Kieran Harrod

Brand Design & Consultancy

Kieran Harrod

Brand Design & Consultancy

Kieran Harrod Design
Briight Marketing Agency Branding

East Midlands, UK


New marketing brand Briight bloomed from successful film production company Future Proof Film. Pivoting from a video making agency to a full service marketing demanded a fresh visual direction.


I developed a bold, confident type based brand for Briight with a flexible set of assets to allow the team to build an expansive set of visuals as the business develops.

Growing from a successful video marketing agency, Future Proof Film (FPF) where the team were keen to leverage the skills and talents they have developed during the practice of their core business to offer a full range of creative and marketing services to their customers across the UK and wider.

The new brand name Briight had been chosen. It offers an experienced marketing firm with a proven track record that features, somewhat uniquely, a specialist in house video production services.

The Briight visual brand needed to support the wider Briight brand voice and the ambitious desire of the Briight team to explore more inventive, more interesting more impactful solutions to clients briefs.

Briight worked up some logo ideas internally but approached me to work alongside the team to bring a fresh outside eye on the process, a case of the super talented hairdresser not quite being able to get their own hair the way they want.

Animated Briight

“We wanted to bring in someone external to help unlock our new brand. Kieran was the obvious choice as we love his work. He challenged us, gave us designs that excited and scared us (in the best possible way), and ultimately helped us arrive at the brand we love, giving us the tools to continue to evolve and grow our new visual identity.” – Rob Dawes, Briight

The final solution is centred around the stocky Briight text set in a modified Konsole Wide, a super confident font by Icelandic designer Elena Schneider.

This text is then purposefully set to fill spaces, from sticking to a vertical mode to bleeding off of the edge of a graphic. This text is not just bright, but also confident to stand visually front and centre. 

With two striking ii’s, modified to feel like exclamation marks, the text can stack, and slide around to sit in different shapes, wide, tall or square. The ii’s also find themselves flipping, either together or alone, to underline the expressive nature of the business.

 I then pushed the colour preferences of the team by selecting almost obnoxiously bright RGB colours, magenta, yellow, cyan and green.
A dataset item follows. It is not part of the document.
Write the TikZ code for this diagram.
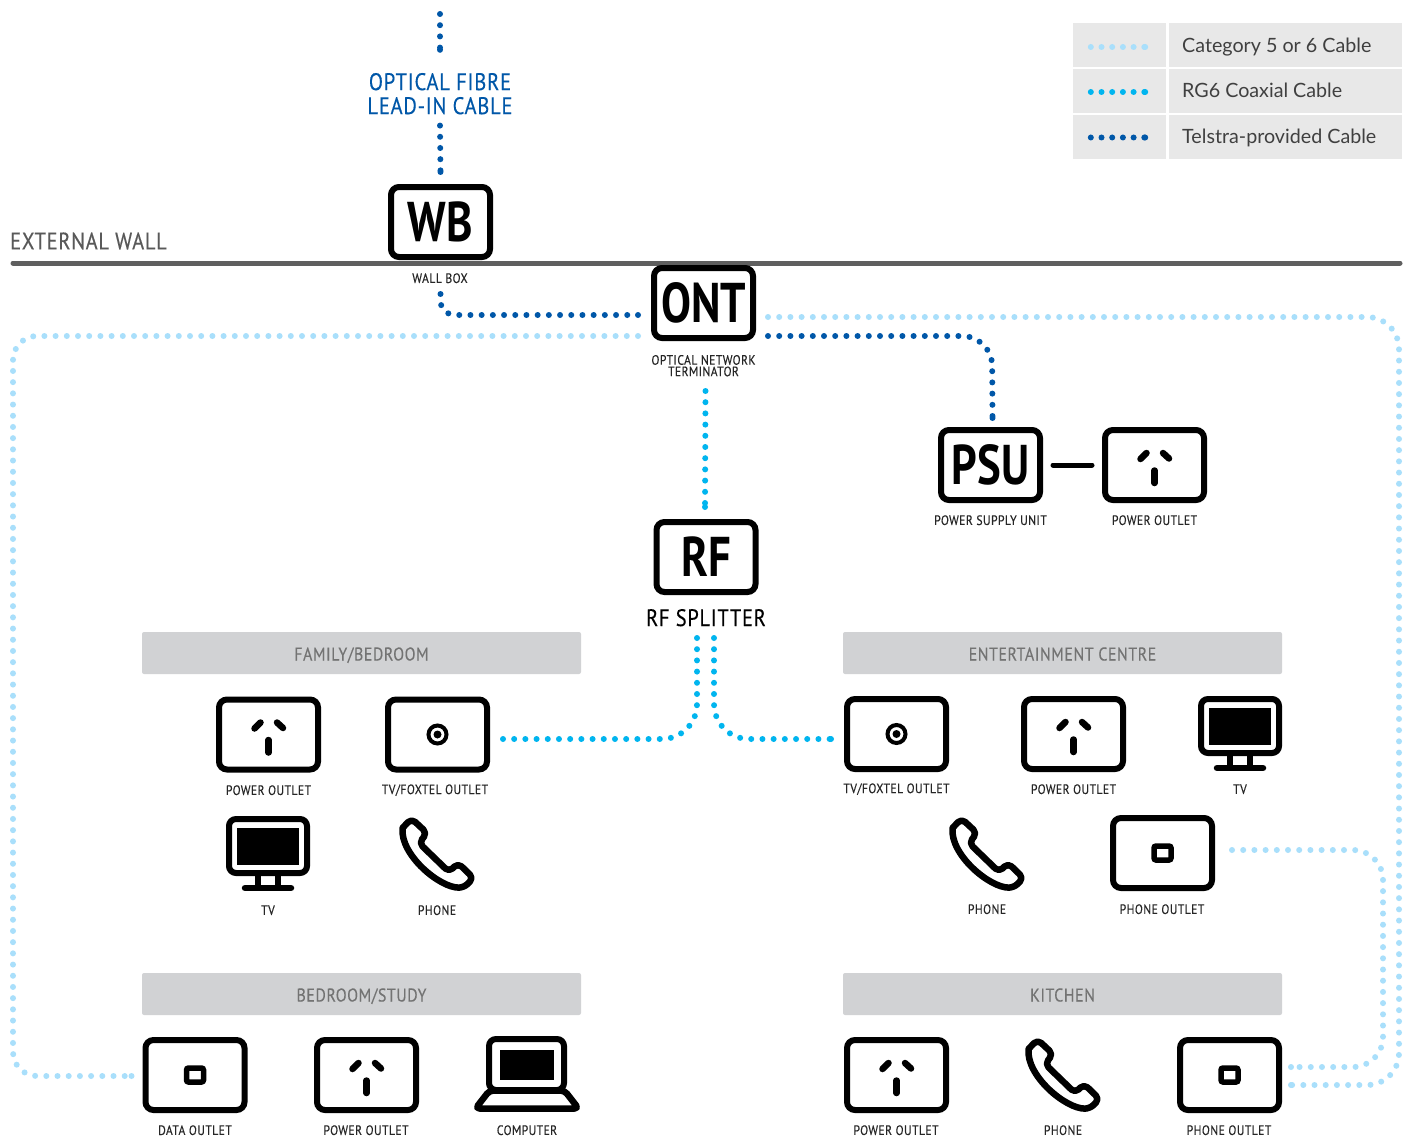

These purposely begin to create difficult artifice edges when sat next to each other, further underlining just how bright they are. Care is needed in print to ensure colours can attempt to reproduce this bright quality, but the team at Briight are more than capable of overcoming this (as you will see in some of the real applications below).

 Where space is limited an ii motif can be used on its own or with a circle. When inside this circle the ii can be used to dictate a secondary “dot” element within any given graphic.

The final element also grew from the ii motifs, using the shapes within the letters to create some custom “Briights”, or emoji-like faces that could offer character and charm to the brand.

Alongside the director team at Briight, we undertook a series of brand exploration exercises to discover the core ethos of the new business and how my work on visual branding can support this and enable it to flourish.

This resulted in creating a focus on 5 key aspects before building a brand that met these goals and fitted with the look and feel the Briight team were after.

  1. BE BOLD
    With a name like Briight and with the defined brand voice, there’s no escaping that the visual brand should have boldness and confidence. It shouldn’t be corporate or a shrinking violet.
    Either play with the ii or ignore it completely? I chose not to make the “ii” not the “logo mark” or even just the social icon, but explore ways to make the ii the soul of the bold brand! Not creating some sort of icon within the text, but perhaps creating supporting assets with the ii in some way.
    It’s sometimes tempting to go pretty conservative with the type and make everything else the “jazzy” stuff. But I dug a little wider than Adobe Fonts, to find a typeface with some delightful touches and characterful features that could represent Briight. I wasn’t looking for anything tacky or crass and avoiding the “1970’s” trend that’s been appearing in brands since Chobani in 2017.
    The one thing everyone liked from the in-house drafts were the colours. I chose to push on this a little and find some less conservative ways to be colourfully Briight. I didn’t dislike the colours, but I knew we could explore this more.
    Deferring to the teams filmic and after effects skills, this is a brand that should get moving! I kept this in mind whilst putting the brand together.